ECLI:NL:RBMNE:2014:5180
Rechtbank Midden-Nederland
- Eerste aanleg - enkelvoudig
- Rechtspraak.nl
Afwijzing uitkering op grond van de Werkloosheidswet in verband met fictieve opzegtermijn en gelijkheidsbeginsel
In deze zaak heeft de Rechtbank Midden-Nederland op 26 september 2014 uitspraak gedaan in een geschil tussen eiser, die een uitkering op grond van de Werkloosheidswet (WW) had aangevraagd, en de Raad van bestuur van het Uitvoeringsinstituut werknemersverzekeringen (verweerder). Eiser had zijn aanvraag voor een WW-uitkering tot en met 30 april 2014 ingediend, maar deze was afgewezen op basis van een fictieve opzegtermijn van vier maanden. Eiser was van 1978 tot en met 31 augustus 2011 werkzaam bij de ABN Amro bank en was daarna geoutsourcet naar Stater XXL BV. Hij keerde op 1 september 2013 terug bij de ABN Amro bank, waar hij een arbeidsovereenkomst voor onbepaalde tijd tekende. In december 2013 werd een beëindigingsovereenkomst getekend, waarbij de arbeidsovereenkomst met wederzijds goedvinden eindigde per 30 december 2013.

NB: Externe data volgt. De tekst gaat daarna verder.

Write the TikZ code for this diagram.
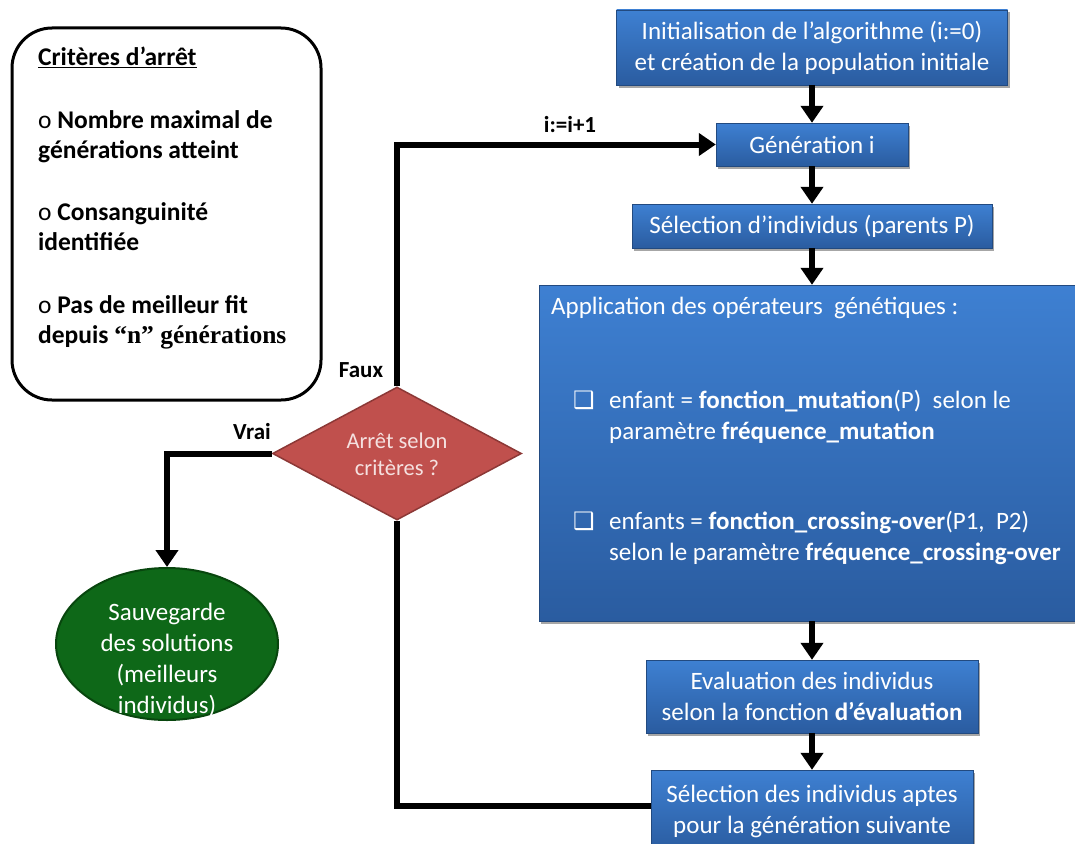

De rechtbank oordeelde dat de opzegtermijn van vier maanden correct was vastgesteld door verweerder, op basis van artikel 7:672 van het Burgerlijk Wetboek, dat bepaalt dat de opzegtermijn voor een arbeidsovereenkomst die langer dan 15 jaar heeft geduurd vier maanden bedraagt. Eiser betoogde dat zijn fictieve opzegtermijn slechts één maand zou moeten zijn, maar de rechtbank oordeelde dat de eerdere dienstjaren bij de ABN Amro bank en Stater N.V. meegeteld moesten worden bij de berekening van de opzegtermijn, zoals vastgelegd in de arbeidsovereenkomst.
Daarnaast voerde eiser aan dat verweerder in strijd met het gelijkheidsbeginsel had gehandeld, omdat in een vergelijkbare zaak een andere opzegtermijn was gehanteerd. De rechtbank oordeelde echter dat het Uwv niet verplicht was om een eerdere fout te herhalen en dat de situatie van eiser niet gelijk was aan die van de andere zaak. De rechtbank concludeerde dat verweerder terecht had geweigerd eiser in aanmerking te brengen voor een WW-uitkering en verklaarde het beroep ongegrond. Er was geen aanleiding voor een proceskostenveroordeling.